Honestly no idea about Princeton specifically. I'd ask your recruiter what the typical conversion rate has looked like in recent cohorts. They're pretty open about that in my experience. The process sounds the same across offices but team placement definitely matters because some teams are more understaffed than others.

tired_recruiter

The 'decision is mostly made before the final presentation' thing is accurate across almost every company that does intern presentations, not just Bloomberg. The presentation is partly for the intern's development and partly to justify the decision already made. Don't bomb it, but also don't think a great presentation saves a rocky summer.

corp_refugee

The no-equity-below-a-certain-level thing is real and worth flagging loudly.
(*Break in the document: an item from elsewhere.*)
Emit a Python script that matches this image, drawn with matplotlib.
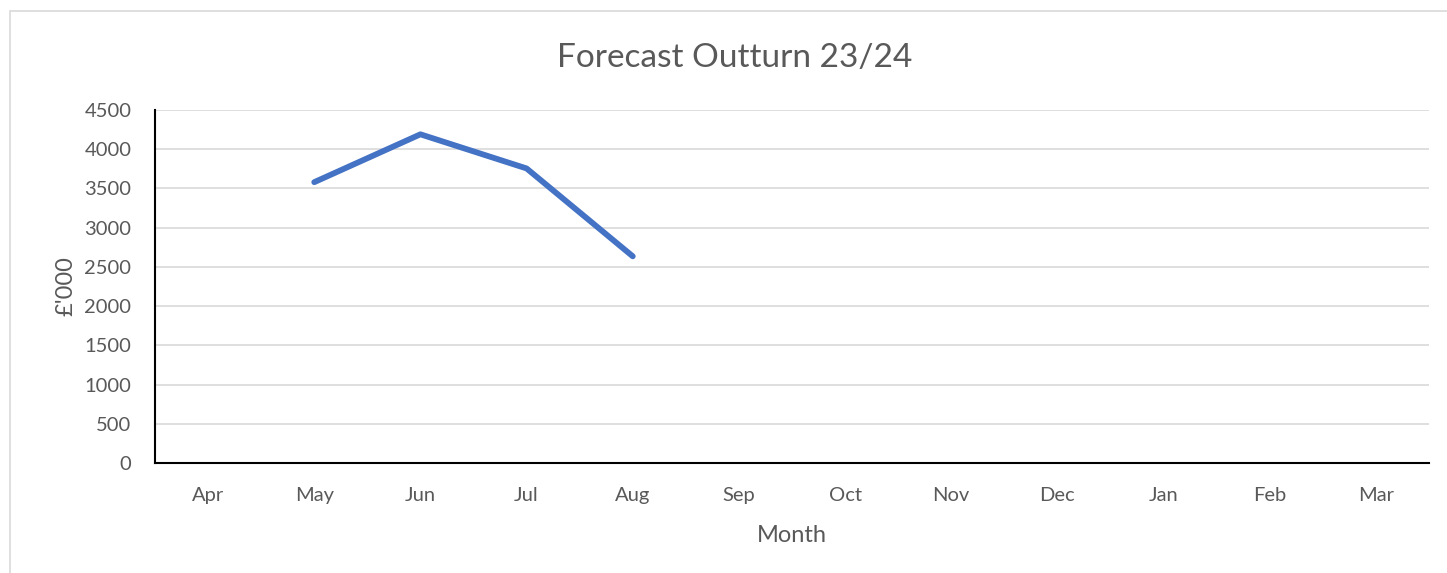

When I was looking at Bloomberg at the L5 equivalent level the total comp was solid on base+bonus but if you run a 4-year NPV comparison against a FAANG offer with RSU refresh it can be a meaningful gap, especially if you're in a bull market cycle. Factor it in, don't learn about it after you accept.

staff_steph

Asking good questions vs. quietly guessing. That is the entire internship evaluation rubric at basically every company and somehow nobody tells interns clearly. Asking 'I tried X and Y, still stuck, what am I missing' is a positive signal. Disappearing for a week and then surfacing something broken is not.